Amelia Carro Hevia: Effect of Alirocumab on Coronary Plaque After MI
Amelia Carro Hevia, Consultant Cardiologist and Researcher at Corvilud Institut, shared a post on LinkedIn:
“Alirocumab and coronary plaque after myocardial infarction (MI): who really benefits?
Context
After an acute MI, patients remain at increased residual risk despite high intensity statin therapy.
Adding the PCSK9 inhibitor alirocumab on top of statins promotes coronary plaque regression and stabilization in PACMAN‑AMI.
This new substudy asks a clinically relevant question:
Does the effect on plaque regression differ according to the number of atherothrombotic risk enhancers?
Study at a glance
Design: substudy of PACMAN‑AMI, randomized, double‑blind, alirocumab 150 mg q2w vs placebo plus high intensity statin for 52 weeks.
Population: 263 MI patients with serial IVUS in non‑culprit arteries.
Risk stratification: number of ACC/AHA atherothrombotic risk enhancers (prior MI/stroke/PAD, age greater than or equal to 65, FH, revascularization, diabetes, HTN, CKD, smoking, LDL‑C greater than or equal to 100 mg/dL on max statin, HF).
- 0 risk factors (n equals 52)
- 1 risk factor (n equals 101)
- greater than or equal to 2 risk factors (n equals 100)
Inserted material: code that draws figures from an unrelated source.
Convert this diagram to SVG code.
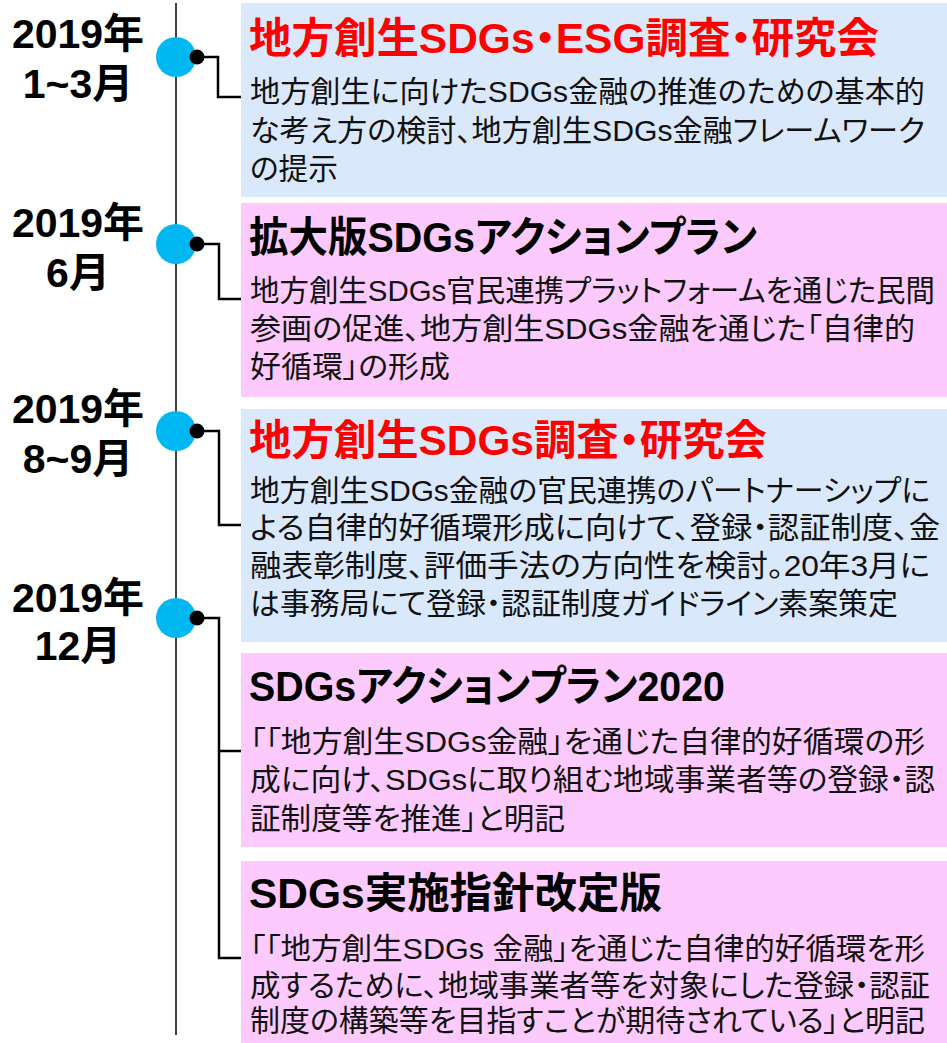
<svg xmlns="http://www.w3.org/2000/svg" width="947" height="1043" viewBox="0 0 947 1043">
<style>
.date{font-family:"Liberation Sans","Noto Sans CJK JP",sans-serif;font-weight:bold;font-size:41px;fill:#000;text-anchor:middle}
.ttl{font-family:"Liberation Sans","Noto Sans CJK JP",sans-serif;font-weight:bold;font-size:42px;font-feature-settings:"palt"}
.red{fill:#FF0000}
.blk{fill:#000}
.body{font-family:"Liberation Sans","Noto Sans CJK JP",sans-serif;font-size:30px;fill:#111;font-feature-settings:"palt"}
.blue{fill:#DAE8FC}
.pink{fill:#FCCAFC}
.conn{fill:none;stroke:#000;stroke-width:2.5}
.axis{stroke:#000;stroke-width:1.5}
.big{fill:#00B8F1}
.dot{fill:#000}
</style>
<g id="timeline-axis">
<line class="axis" x1="176" y1="3" x2="176" y2="1035"/>
</g>
<g id="connectors">
<path class="conn" d="M197,57 H218 V97 H241"/>
<path class="conn" d="M197,244 H219 V299 H241"/>
<path class="conn" d="M197,431 H219 V525 H241"/>
<path class="conn" d="M197,618 H219 V958 H241 M219,751 H241"/>
</g>
<g id="date1">
<circle class="big" cx="176" cy="57" r="20"/>
<circle class="dot" cx="197" cy="57" r="7.5"/>
<text class="date" x="78" y="48">2019年</text>
<text class="date" x="78" y="98">1~3月</text>
</g>
<g id="date2">
<circle class="big" cx="176" cy="244" r="20"/>
<circle class="dot" cx="197" cy="244" r="7.5"/>
<text class="date" x="78" y="237">2019年</text>
<text class="date" x="78" y="287">6月</text>
</g>
<g id="date3">
<circle class="big" cx="176" cy="431" r="20"/>
<circle class="dot" cx="197" cy="431" r="7.5"/>
<text class="date" x="78" y="423">2019年</text>
<text class="date" x="78" y="473">8~9月</text>
</g>
<g id="date4">
<circle class="big" cx="176" cy="618" r="20"/>
<circle class="dot" cx="197" cy="618" r="7.5"/>
<text class="date" x="78" y="612">2019年</text>
<text class="date" x="78" y="660">12月</text>
</g>
<g id="box1">
<rect class="blue" x="241" y="3" width="706" height="194"/>
<text class="ttl red" x="249" y="53" textLength="630" lengthAdjust="spacingAndGlyphs">地方創生SDGs・ESG調査・研究会</text>
<text class="body" x="250" y="102" textLength="675" lengthAdjust="spacingAndGlyphs">地方創生に向けたSDGs金融の推進のための基本的</text>
<text class="body" x="250" y="141" textLength="675" lengthAdjust="spacingAndGlyphs">な考え方の検討、地方創生SDGs金融フレームワーク</text>
<text class="body" x="250" y="179" textLength="88" lengthAdjust="spacingAndGlyphs">の提示</text>
</g>
<g id="box2">
<rect class="pink" x="241" y="203" width="706" height="194"/>
<text class="ttl blk" x="249" y="252" textLength="508" lengthAdjust="spacingAndGlyphs">拡大版SDGsアクションプラン</text>
<text class="body" x="250" y="301" textLength="685" lengthAdjust="spacingAndGlyphs">地方創生SDGs官民連携プラットフォームを通じた民間</text>
<text class="body" x="250" y="339" textLength="665" lengthAdjust="spacingAndGlyphs">参画の促進、地方創生SDGs金融を通じた「自律的</text>
<text class="body" x="250" y="377" textLength="200" lengthAdjust="spacingAndGlyphs">好循環」の形成</text>
</g>
<g id="box3">
<rect class="blue" x="241" y="409" width="706" height="233"/>
<text class="ttl red" x="249" y="455" textLength="518" lengthAdjust="spacingAndGlyphs">地方創生SDGs調査・研究会</text>
<text class="body" x="250" y="501" textLength="680" lengthAdjust="spacingAndGlyphs">地方創生SDGs金融の官民連携のパートナーシップに</text>
<text class="body" x="250" y="538" textLength="690" lengthAdjust="spacingAndGlyphs">よる自律的好循環形成に向けて、登録・認証制度、金</text>
<text class="body" x="250" y="576" textLength="680" lengthAdjust="spacingAndGlyphs">融表彰制度、評価手法の方向性を検討。20年3月に</text>
<text class="body" x="250" y="614" textLength="648" lengthAdjust="spacingAndGlyphs">は事務局にて登録・認証制度ガイドライン素案策定</text>
</g>
<g id="box4">
<rect class="pink" x="241" y="653" width="706" height="194"/>
<text class="ttl blk" x="249" y="701" textLength="476" lengthAdjust="spacingAndGlyphs">SDGsアクションプラン2020</text>
<text class="body" x="250" y="752" textLength="675" lengthAdjust="spacingAndGlyphs">「「地方創生SDGs金融」を通じた自律的好循環の形</text>
<text class="body" x="250" y="790" textLength="685" lengthAdjust="spacingAndGlyphs">成に向け、SDGsに取り組む地域事業者等の登録・認</text>
<text class="body" x="250" y="829" textLength="315" lengthAdjust="spacingAndGlyphs">証制度等を推進」と明記</text>
</g>
<g id="box5">
<rect class="pink" x="241" y="861" width="706" height="182"/>
<text class="ttl blk" x="249" y="908" textLength="413" lengthAdjust="spacingAndGlyphs">SDGs実施指針改定版</text>
<text class="body" x="250" y="959" textLength="675" lengthAdjust="spacingAndGlyphs">「「地方創生SDGs 金融」を通じた自律的好循環を形</text>
<text class="body" x="250" y="996" textLength="680" lengthAdjust="spacingAndGlyphs">成するために、地域事業者等を対象にした登録・認証</text>
<text class="body" x="250" y="1031" textLength="675" lengthAdjust="spacingAndGlyphs">制度の構築等を目指すことが期待されている」と明記</text>
</g>
</svg>
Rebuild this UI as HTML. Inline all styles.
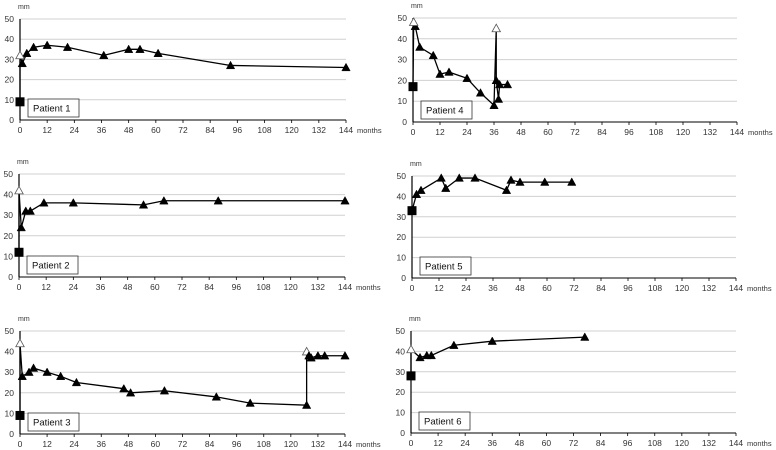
<!DOCTYPE html>
<html><head><meta charset="utf-8"><style>
body{margin:0;background:#fff;}
svg{display:block;font-family:"Liberation Sans",sans-serif;}
</style></head><body>
<svg id="c" width="776" height="450"></svg>
<script>
const xTicks=[0,12,24,36,48,60,72,84,96,108,120,132,144];
const yTicks=[0,10,20,30,40,50];
const panelNames=["Patient 1","Patient 2","Patient 3","Patient 4","Patient 5","Patient 6"];
const preOp=[9,12,9,17,33,28];
const openPts1=[[0,32],[0,42],[0,44],[0.3,48],null,[0,41]];
const p1Months=[1,3,6,12,21,37,48,53,61,93,144];
const p1Vals=[28,33,36,37,36,32,35,35,33,27,26];
const p2Months=[1,3,5,11,24,55,64,88,144];
const p2Vals=[24,32,32,36,36,35,37,37,37];
const p3Months=[1,4,6,12,18,25,46,49,64,87,102,127,127,128,129,132,135,144];
const p3Vals=[28,30,32,30,28,25,22,20,21,18,15,14,40,38,37,38,38,38];
const p3Open=[false,false,false,false,false,false,false,false,false,false,false,false,true,false,false,false,false,false];
const p4Months=[1,3,9,12,16,24,30,36,37,37,38,38.5,42];
const p4Vals=[46,36,32,23,24,21,14,8,45,20,11,18,18];
const p4Open=[false,false,false,false,false,false,false,false,true,false,false,false,false];
const p5Months=[2,4,13,15,21,28,42,44,48,59,71];
const p5Vals=[41,43,49,44,49,49,43,48,47,47,47];
const p6Months=[4,7,9,19,36,77];
const p6Vals=[37,38,38,43,45,47];
const series=[[p1Months,p1Vals,null],[p2Months,p2Vals,null],[p3Months,p3Vals,p3Open],[p4Months,p4Vals,p4Open],[p5Months,p5Vals,null],[p6Months,p6Vals,null]];
const geo=[[20,346,19,120],[19,345,174,277],[20,345,331,434],[413,737,18,122],[412,736,176,278],[411,736,331,433]];
const NS="http://www.w3.org/2000/svg";
const svg=document.getElementById('c');
function mk(t,a,p){const e=document.createElementNS(NS,t);for(const k in a)e.setAttribute(k,a[k]);(p||svg).appendChild(e);return e;}
function tri(g,x,y,open){const s=4.2;const e=mk('polygon',{points:`${x},${y-s} ${x-s},${y+s*0.8} ${x+s},${y+s*0.8}`,fill:open?'#fff':'#000',stroke:open?'#555':'#000','stroke-width':open?0.8:0.5},g);return e;}
for(let i=0;i<6;i++){
  const [x0,x1,yT,yB]=geo[i];
  const X=m=>x0+(x1-x0)*m/144, Y=v=>yB+(yT-yB)*v/50;
  const g=mk('g',{});
  
  
  yTicks.forEach(v=>{
    if(v>0){const l=mk('line',{x1:x0,x2:x1,y1:Y(v),y2:Y(v),stroke:'#d0d0d0','stroke-width':1},g);}
    const t=mk('text',{x:x0-6,y:Y(v)+3,'text-anchor':'end','font-size':8.5,fill:'#333'},g);t.textContent=v;
    
  });
  const ax=mk('line',{x1:x0,x2:x0,y1:yT,y2:yB,stroke:'#000','stroke-width':1.2},g);
  
  const bx=mk('line',{x1:x0,x2:x1,y1:yB,y2:yB,stroke:'#000','stroke-width':1},g);
  
  xTicks.forEach(m=>{
    mk('line',{x1:X(m),x2:X(m),y1:yB,y2:yB+3,stroke:'#000','stroke-width':0.8},g);
    const t=mk('text',{x:X(m),y:yB+13,'text-anchor':'middle','font-size':8.5,fill:'#333'},g);t.textContent=m;
    
  });
  const mu=mk('text',{x:x1+11,y:yB+13,'font-size':7.5,fill:'#333'},g);mu.textContent='months';
  
  const mm=mk('text',{x:x0-2,y:yT-10,'font-size':7,fill:'#333'},g);mm.textContent='mm';
  
  const rb=mk('rect',{x:x0+8,y:yB-21,width:51,height:18,fill:'#fff',stroke:'#333','stroke-width':0.8},g);
  
  const lt=mk('text',{x:x0+13,y:yB-8.5,'font-size':9.5,fill:'#111'},g);lt.textContent=panelNames[i];
  
  const [ms,vs,op]=series[i];
  const pts=[[X(0),Y(preOp[i])]];
  if(openPts1[i])pts.push([X(openPts1[i][0]),Y(openPts1[i][1])]);
  ms.forEach((m,k)=>pts.push([X(m),Y(vs[k])]));
  const pl=mk('polyline',{points:pts.map(p=>p.join(',')).join(' '),fill:'none',stroke:'#000','stroke-width':1.3},g);
  
  ms.forEach((m,k)=>{const e=tri(g,X(m),Y(vs[k]),op&&op[k]);
    });
  if(openPts1[i]){const e=tri(g,X(openPts1[i][0]),Y(openPts1[i][1]),true);
    }
  const sq=mk('rect',{x:X(0)-4.5,y:Y(preOp[i])-4.5,width:9,height:9,fill:'#000'},g);
  
}
</script>
</body></html>
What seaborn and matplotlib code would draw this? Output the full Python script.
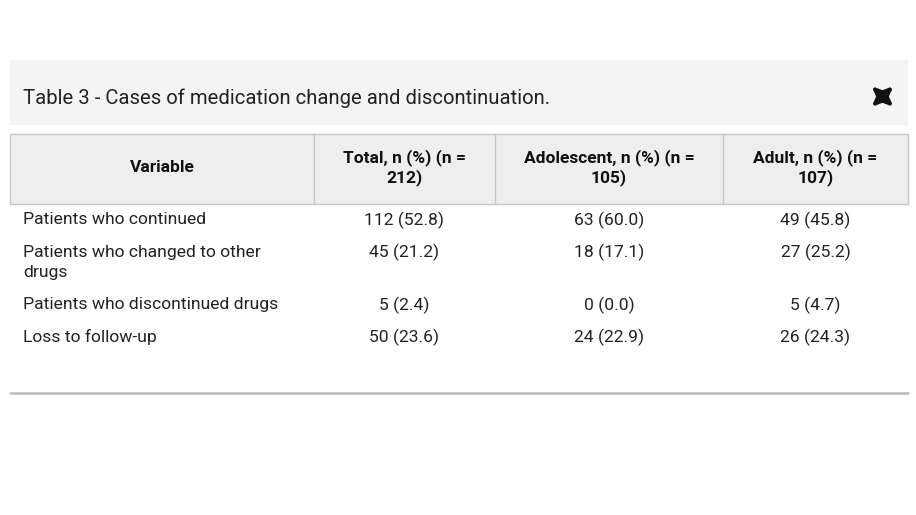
import matplotlib
matplotlib.use("Agg")
import matplotlib.pyplot as plt
import matplotlib.patches as mpatches
import seaborn as sns

sns.set_theme(style="white")
plt.rcParams["font.family"] = ["Roboto", "DejaVu Sans"]

TITLE = "Table 3 - Cases of medication change and discontinuation."
HEADERS = ["Variable", "Total, n (%) (n =\n212)", "Adolescent, n (%) (n =\n105)", "Adult, n (%) (n =\n107)"]
VARIABLES = ["Patients who continued", "Patients who changed to other\ndrugs",
             "Patients who discontinued drugs", "Loss to follow-up"]
TOTAL = ["112 (52.8)", "45 (21.2)", "5 (2.4)", "50 (23.6)"]
ADOLESCENT = ["63 (60.0)", "18 (17.1)", "0 (0.0)", "24 (22.9)"]
ADULT = ["49 (45.8)", "27 (25.2)", "5 (4.7)", "26 (24.3)"]

# layout in pixel units
COL_EDGES = [10, 314, 495, 723, 908]
ROW_Y = [220, 252, 305, 337]
LINE_GAP = 20
TEXT_C = "#222222"
BODY_FS = 12.6

fig = plt.figure(figsize=(9.16, 5.15), dpi=100)
ax = fig.add_axes([0, 0, 1, 1])
ax.set_xlim(0, 916)
ax.set_ylim(515, 0)
ax.axis("off")

# title band
ax.add_patch(mpatches.Rectangle((10, 60), 898, 65, facecolor="#f4f4f4", edgecolor="none"))
ax.text(23, 98, TITLE, fontsize=14.6, color=TEXT_C, va="center", ha="left")

# expand icon: four arrows pointing to the corners
cx, cy = 882.5, 96.5
for dx, dy in [(-11, -10.5), (11, -10.5), (-11, 10.5), (11, 10.5)]:
    ax.annotate("", xy=(cx + dx, cy + dy), xytext=(cx, cy),
                arrowprops=dict(arrowstyle="-|>,head_length=0.5,head_width=0.21",
                                color="#111111", lw=2.8, shrinkA=0, shrinkB=0,
                                mutation_scale=10))

# header row
ax.add_patch(mpatches.Rectangle((10, 134), 898, 70, facecolor="#eeeeee",
                                edgecolor="#c6c6c6", lw=1))
for x in COL_EDGES[1:-1]:
    ax.plot([x, x], [134, 204], color="#c6c6c6", lw=1)
for i, h in enumerate(HEADERS):
    hx = (COL_EDGES[i] + COL_EDGES[i + 1]) / 2
    for k, line in enumerate(h.split("\n")):
        hy = 168 if "\n" not in h else 158 + k * LINE_GAP
        ax.text(hx, hy, line, fontsize=12.5, fontweight="bold", color="#111111",
                ha="center", va="center")

# body rows
for i, var in enumerate(VARIABLES):
    y = ROW_Y[i]
    for k, line in enumerate(var.split("\n")):
        ax.text(23, y + k * LINE_GAP, line, fontsize=BODY_FS, color=TEXT_C,
                ha="left", va="center")
    for j, col in enumerate([TOTAL, ADOLESCENT, ADULT]):
        vx = (COL_EDGES[j + 1] + COL_EDGES[j + 2]) / 2
        ax.text(vx, y, col[i], fontsize=BODY_FS, color=TEXT_C, ha="center", va="center")

# bottom rule
ax.plot([10, 908], [393, 393], color="#bbbbbb", lw=1.8)

fig.savefig("out.png", dpi=100, facecolor="white")
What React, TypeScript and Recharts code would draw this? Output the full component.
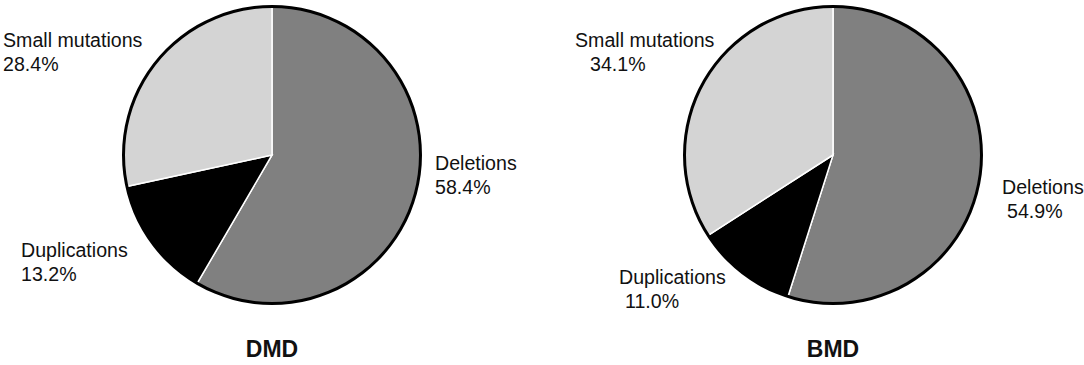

1ARY endpoint: change in % atheroma volume (PAV) by IVUS from baseline to 52 weeks
Main findings
1.More risk factors more plaque at baseline
Baseline PAV: 39.0% (0 RF) vs 42.6% (1 RF) vs 42.8% (greater than or equal to 2 RF), p equals 0.008
Patients with multiple risk enhancers already have more advanced atheroma
2. Alirocumab plus statin leads to greater plaque regression in low‑to‑intermediate risk
0 risk factors: PAV change
- Alirocumab: −2.66% vs placebo: −1.02%, p equals 0.009.
1 risk factor: - Alirocumab: −2.36% vs placebo: −0.76%, p less than 0.001
Stronger plaque regression with alirocumab when patients have 0-1 atherothrombotic enhancer.
3. Greater than or equal to 2 risk factors: no significant incremental regression
Greater than or equal to 2 risk factors:
Alirocumab: −1.72% vs placebo: −1.12%, p equals 0.076; p for interaction equals 0.009
In patients with multiple risk enhancers, adding alirocumab did not significantly increase plaque regression vs statin alone
4. Plaque biology/timing matter
Results complement prior PACMAN‑AMI analyses showing that:
- Very low on‑treatment LDL‑C is associated with more regression and fibrous cap thickening.
- Lesions with increased baseline plaque burden & more lipid show more regression and stabilization with alirocumab
- Global atherothrombotic burden seems to attenuate the imaging benefit.
Clinical ‘messages to go’
Alirocumab after MI
Promotes coronary plaque regression, but the biggest IVUS benefit is seen in patients with 0–1 atherothrombotic risk enhancer
Multiple risk enhancers (greater than or equal to2) euals higher plaque burden, but less additional regression with alirocumab vs statins in this 1‑year window
Risk scores vs biology: traditional risk enrichment (more RF equals increased clinical risk) may not mirror plaque‑level responsiveness to PCSK9 inhibition.
Mechanistic data (PACMAN‑AMI, ARCHITECT, ALTAIR) consistently show regression and stabilization with PCSK9 inhibitors, but patient selection and timing could be key
These findings support early, intensive LDL‑C lowering post‑MI, but invite reflection on which patients gain the most plaque‑level benefit and for how long.”